## SUPPLIED MATERIAL
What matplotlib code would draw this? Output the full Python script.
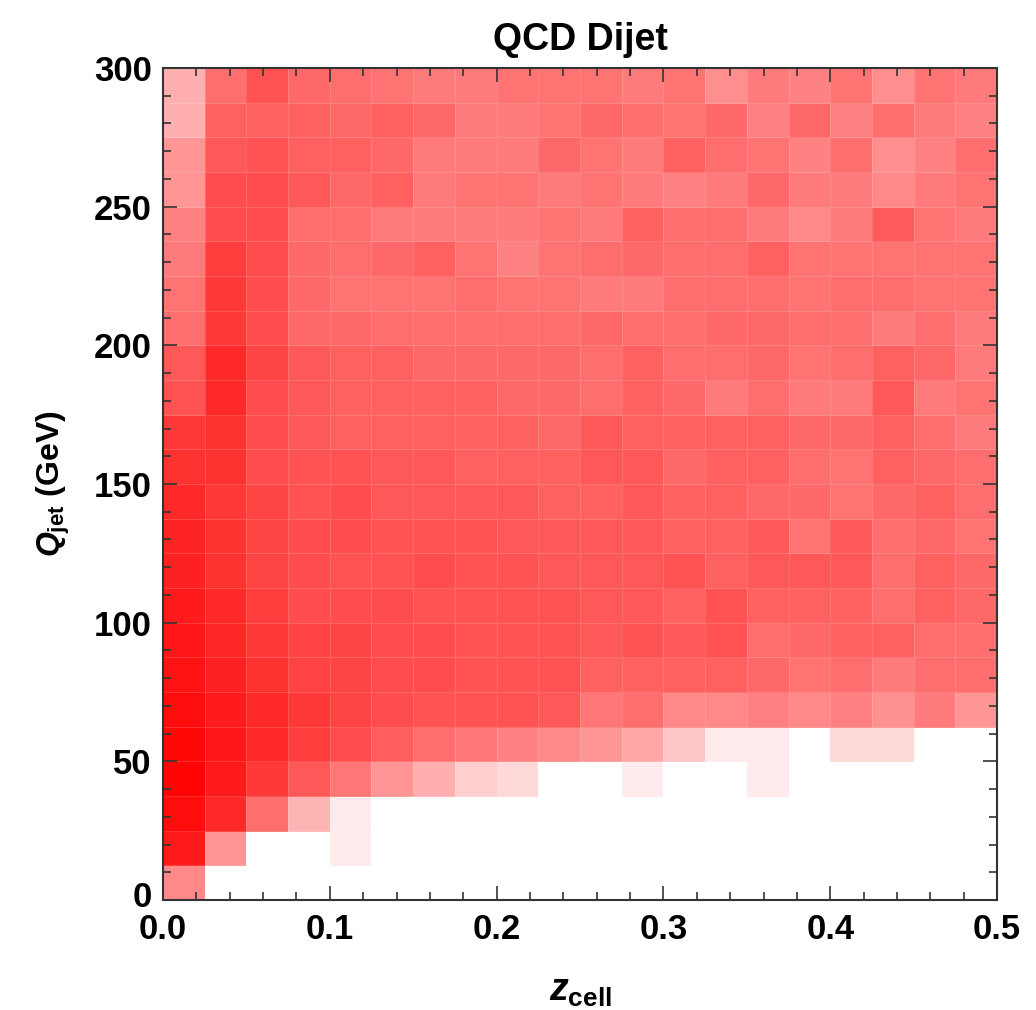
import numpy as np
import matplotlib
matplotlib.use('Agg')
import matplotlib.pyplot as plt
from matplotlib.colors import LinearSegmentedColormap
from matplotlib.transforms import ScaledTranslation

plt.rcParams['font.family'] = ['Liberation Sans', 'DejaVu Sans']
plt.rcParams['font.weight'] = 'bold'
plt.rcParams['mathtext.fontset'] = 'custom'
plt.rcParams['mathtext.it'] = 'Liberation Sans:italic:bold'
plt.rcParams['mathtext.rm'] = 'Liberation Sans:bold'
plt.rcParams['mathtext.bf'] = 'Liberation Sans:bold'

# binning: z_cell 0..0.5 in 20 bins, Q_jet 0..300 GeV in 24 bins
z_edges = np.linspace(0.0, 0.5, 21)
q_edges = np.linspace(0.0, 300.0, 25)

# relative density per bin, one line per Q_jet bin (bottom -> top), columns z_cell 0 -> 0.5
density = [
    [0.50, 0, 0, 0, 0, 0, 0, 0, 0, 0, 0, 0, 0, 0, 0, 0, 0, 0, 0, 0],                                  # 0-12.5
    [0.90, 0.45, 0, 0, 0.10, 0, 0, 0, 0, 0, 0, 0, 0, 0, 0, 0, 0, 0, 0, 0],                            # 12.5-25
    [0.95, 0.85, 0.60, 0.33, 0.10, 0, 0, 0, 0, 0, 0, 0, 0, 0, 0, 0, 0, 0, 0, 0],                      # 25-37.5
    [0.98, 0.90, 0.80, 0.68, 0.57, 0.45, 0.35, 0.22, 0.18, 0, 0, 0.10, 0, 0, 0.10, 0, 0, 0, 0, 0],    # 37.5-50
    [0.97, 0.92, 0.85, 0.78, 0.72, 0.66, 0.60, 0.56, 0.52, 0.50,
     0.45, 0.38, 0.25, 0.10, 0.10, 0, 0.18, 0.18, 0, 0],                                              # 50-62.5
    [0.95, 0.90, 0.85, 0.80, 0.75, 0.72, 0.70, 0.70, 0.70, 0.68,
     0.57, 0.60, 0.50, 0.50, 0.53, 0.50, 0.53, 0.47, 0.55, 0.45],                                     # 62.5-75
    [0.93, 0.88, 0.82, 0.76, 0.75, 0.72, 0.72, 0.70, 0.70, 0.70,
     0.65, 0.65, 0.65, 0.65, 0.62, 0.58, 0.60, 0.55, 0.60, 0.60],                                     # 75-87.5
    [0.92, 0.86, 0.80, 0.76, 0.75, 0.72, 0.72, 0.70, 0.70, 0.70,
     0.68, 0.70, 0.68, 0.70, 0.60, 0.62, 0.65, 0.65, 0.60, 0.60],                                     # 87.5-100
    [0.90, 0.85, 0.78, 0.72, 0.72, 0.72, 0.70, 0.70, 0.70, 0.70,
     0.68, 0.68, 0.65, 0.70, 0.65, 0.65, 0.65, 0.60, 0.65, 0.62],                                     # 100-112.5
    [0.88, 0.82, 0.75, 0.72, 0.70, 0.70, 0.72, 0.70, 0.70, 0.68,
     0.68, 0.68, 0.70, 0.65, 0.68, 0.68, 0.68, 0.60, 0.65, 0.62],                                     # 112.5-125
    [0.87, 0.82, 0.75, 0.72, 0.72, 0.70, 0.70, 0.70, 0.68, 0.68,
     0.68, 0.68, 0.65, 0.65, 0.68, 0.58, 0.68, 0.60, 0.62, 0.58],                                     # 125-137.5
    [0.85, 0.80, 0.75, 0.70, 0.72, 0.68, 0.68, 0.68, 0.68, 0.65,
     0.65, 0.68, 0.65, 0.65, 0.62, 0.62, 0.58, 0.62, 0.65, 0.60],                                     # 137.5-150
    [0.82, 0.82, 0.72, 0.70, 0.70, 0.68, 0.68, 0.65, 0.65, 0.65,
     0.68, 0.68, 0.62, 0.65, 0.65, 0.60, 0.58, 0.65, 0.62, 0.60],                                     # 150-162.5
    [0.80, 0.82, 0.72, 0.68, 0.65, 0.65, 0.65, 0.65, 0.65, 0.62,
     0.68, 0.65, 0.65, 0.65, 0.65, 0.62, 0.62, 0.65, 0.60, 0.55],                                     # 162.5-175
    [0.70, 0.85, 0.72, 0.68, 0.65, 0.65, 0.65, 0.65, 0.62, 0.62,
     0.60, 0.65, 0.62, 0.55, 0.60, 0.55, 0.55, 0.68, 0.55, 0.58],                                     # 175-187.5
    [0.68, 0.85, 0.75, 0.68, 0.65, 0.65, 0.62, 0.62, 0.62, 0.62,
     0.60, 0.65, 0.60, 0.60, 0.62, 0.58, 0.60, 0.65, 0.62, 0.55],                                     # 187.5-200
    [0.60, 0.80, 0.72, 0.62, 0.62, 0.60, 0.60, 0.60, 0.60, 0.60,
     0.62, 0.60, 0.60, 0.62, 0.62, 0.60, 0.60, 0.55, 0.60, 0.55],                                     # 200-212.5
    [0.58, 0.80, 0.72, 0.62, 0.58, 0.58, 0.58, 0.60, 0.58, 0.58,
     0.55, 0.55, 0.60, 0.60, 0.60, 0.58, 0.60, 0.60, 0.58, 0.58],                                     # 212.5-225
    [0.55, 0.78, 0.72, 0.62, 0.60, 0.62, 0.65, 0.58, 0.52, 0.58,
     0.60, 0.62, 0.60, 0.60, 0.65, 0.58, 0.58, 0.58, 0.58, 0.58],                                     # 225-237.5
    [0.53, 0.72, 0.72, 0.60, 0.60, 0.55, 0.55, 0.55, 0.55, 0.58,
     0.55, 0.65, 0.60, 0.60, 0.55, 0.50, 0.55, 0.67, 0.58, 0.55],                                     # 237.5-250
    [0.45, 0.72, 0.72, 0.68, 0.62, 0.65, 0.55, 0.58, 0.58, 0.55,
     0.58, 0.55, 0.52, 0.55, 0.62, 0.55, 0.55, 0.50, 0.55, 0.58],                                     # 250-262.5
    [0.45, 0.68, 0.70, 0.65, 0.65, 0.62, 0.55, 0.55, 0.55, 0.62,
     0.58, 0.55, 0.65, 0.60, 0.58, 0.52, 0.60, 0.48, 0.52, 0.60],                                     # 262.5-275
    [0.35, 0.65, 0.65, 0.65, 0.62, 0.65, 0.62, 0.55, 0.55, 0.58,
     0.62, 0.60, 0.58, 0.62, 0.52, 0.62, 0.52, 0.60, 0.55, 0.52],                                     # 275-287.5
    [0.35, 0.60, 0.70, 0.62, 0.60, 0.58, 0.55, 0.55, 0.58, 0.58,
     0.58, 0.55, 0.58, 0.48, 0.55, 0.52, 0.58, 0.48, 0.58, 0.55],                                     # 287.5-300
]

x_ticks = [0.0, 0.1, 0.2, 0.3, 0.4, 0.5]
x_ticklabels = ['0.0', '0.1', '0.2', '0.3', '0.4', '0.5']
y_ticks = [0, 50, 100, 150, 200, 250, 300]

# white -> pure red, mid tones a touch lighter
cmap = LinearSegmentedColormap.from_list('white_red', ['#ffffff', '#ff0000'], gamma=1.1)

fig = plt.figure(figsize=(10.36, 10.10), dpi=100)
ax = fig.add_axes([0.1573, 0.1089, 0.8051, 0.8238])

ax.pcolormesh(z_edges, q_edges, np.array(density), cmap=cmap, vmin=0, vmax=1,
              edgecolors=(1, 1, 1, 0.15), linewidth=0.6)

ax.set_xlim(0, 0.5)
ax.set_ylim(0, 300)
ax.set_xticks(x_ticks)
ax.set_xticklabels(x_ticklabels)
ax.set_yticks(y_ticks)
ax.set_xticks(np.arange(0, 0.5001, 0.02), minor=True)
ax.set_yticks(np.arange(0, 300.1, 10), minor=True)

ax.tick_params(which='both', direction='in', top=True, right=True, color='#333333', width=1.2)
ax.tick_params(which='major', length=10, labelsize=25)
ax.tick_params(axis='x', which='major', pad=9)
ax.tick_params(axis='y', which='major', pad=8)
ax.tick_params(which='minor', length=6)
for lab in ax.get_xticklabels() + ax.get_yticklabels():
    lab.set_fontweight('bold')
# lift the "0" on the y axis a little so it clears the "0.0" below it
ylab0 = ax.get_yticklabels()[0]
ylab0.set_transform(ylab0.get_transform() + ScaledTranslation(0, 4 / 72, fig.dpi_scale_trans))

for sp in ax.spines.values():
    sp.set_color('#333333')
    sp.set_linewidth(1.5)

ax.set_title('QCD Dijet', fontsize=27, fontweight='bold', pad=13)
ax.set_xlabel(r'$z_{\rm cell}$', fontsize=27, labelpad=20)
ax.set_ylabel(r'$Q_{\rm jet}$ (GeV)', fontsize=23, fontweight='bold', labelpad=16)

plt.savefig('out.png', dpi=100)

## STATED TASK
Go from the first line of the listing to the line holding "q_edges = np.linspace(0.0, 300.0, 25)" and, please, transcribe those lines exactly, both included, with no pictures.

## TASK OUTPUT
What matplotlib code would draw this? Output the full Python script.
import numpy as np
import matplotlib
matplotlib.use('Agg')
import matplotlib.pyplot as plt
from matplotlib.colors import LinearSegmentedColormap
from matplotlib.transforms import ScaledTranslation

plt.rcParams['font.family'] = ['Liberation Sans', 'DejaVu Sans']
plt.rcParams['font.weight'] = 'bold'
plt.rcParams['mathtext.fontset'] = 'custom'
plt.rcParams['mathtext.it'] = 'Liberation Sans:italic:bold'
plt.rcParams['mathtext.rm'] = 'Liberation Sans:bold'
plt.rcParams['mathtext.bf'] = 'Liberation Sans:bold'

# binning: z_cell 0..0.5 in 20 bins, Q_jet 0..300 GeV in 24 bins
z_edges = np.linspace(0.0, 0.5, 21)
q_edges = np.linspace(0.0, 300.0, 25)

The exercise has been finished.